Attorney-Client Privilege Waived by Imputed Knowledge of Employee And Employee’s Attorney of Employer E-Mail Monitoring

Posted in Electronic Communications, Workplace Privacy

In August, we wrote about the ruling of a New Jersey appellate court in Stengart v. Loving Care Agency, Inc., in which the court took a very narrow view of the ability of employers to monitor the e-mail communications of employees over its computer networks. In that case, which is now on appeal to the New Jersey Supreme Court, the appellate court held that an employee did not waive her attorney-client privilege with respect to e-mails that she sent to her attorney while using the employer’s computer network, but via her personal Web mail account, despite the existence of a broadly worded communications policy giving the employer the right to access all communications occurring over its network. The appellate court court ruled that even if the employer’s policy applied to the employee (she disputed its applicability), the employer’s right to access to such communications pursuant to that policy was limited by the employer’s "legitimate business interests." Such interests did not extend, the court concluded, to the employee’s communications with her attorney.
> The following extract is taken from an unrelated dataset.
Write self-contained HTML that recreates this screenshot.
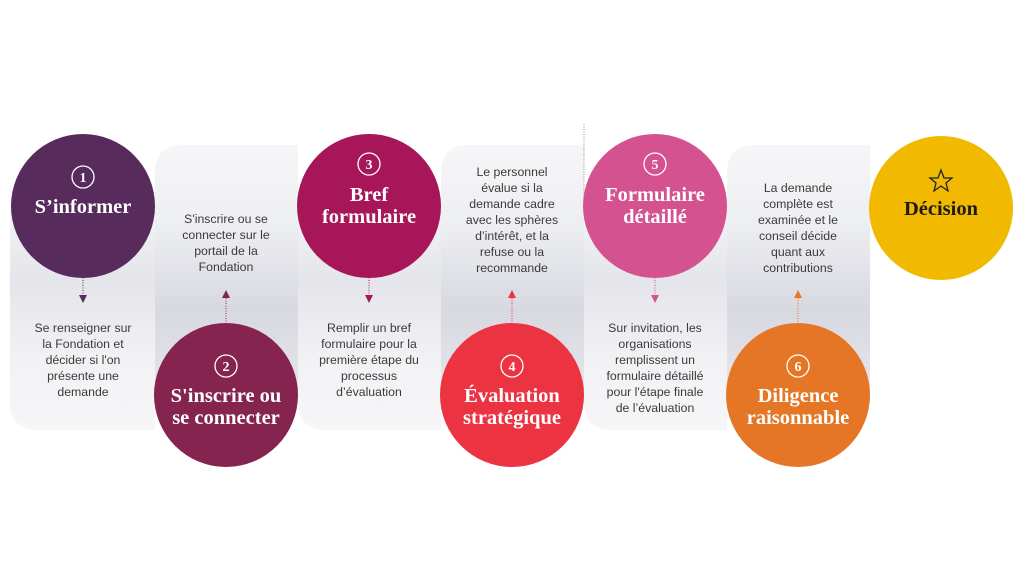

In contrast to the New Jersey court’s narrow view of the applicability of such policies, the district court judge in Alamar Ranch, LLC v. County of Boise, 2009 U.S. Dist. LEXIS 101866 (D. Idaho Nov. 2, 2009), held that knowledge of employer monitoring of employee communications over its network could be imputed, not only to the employee but to the employee’s attorney as well. As a result, the court held, the attorney-client privilege had been waived with respect to messages sent by the employee to the attorney using her employer-assigned e-mail account, and to messages sent to the employee at her employer e-mail address by the attorney.

With respect to the employee’s knowledge of such monitoring, the court commented that it was “unreasonable for any employee in this technological age — and particularly an employee [who received actual notice of such monitoring] — to believe that her e-mails, sent directly from her company’s e-mail address over its computers, would not be stored by the company and made available for retrieval.” The court further found that knowledge of such monitoring could be imputed to the employee’s attorney with respect to messages that he sent to the employee because the e-mail address to which he sent the messages “clearly” put him on notice that he was sending to the employee’s work address. The court commented that workplace e-mail monitoring “is so ubiquitous that [the attorney] should have been aware that the [employer] would be monitoring, accessing, and retrieving e-mails sent to that address.”

Interestingly, despite having concluded that workplace monitoring of e-mail communications is so ubiquituous as to put the employee and her attorney on notice that it was occurring, the court found that communications sent to the employee by other clients of the attorney in the multi-party litigation did retain their privileged status, because there was no evidence that the other clients knew or should have known of the workplace monitoring. In contrast to the employee and the parties’ attorney, the court commented, “laypersons are simply not on ‘high-alert’ for such things as attorneys must be.”
The court in Alamar Ranch made clear that it was not ruling on whether the employee’s communications would have been protected had she sent them while using the employer’s computer network, but via a Web mail account, and cited Stengart v. Loving Care as an example of such a case. But note that a close reading of the opinion in Stengart v Loving Care indicates that the ruling in that case was not limited to employee communications by Web mail.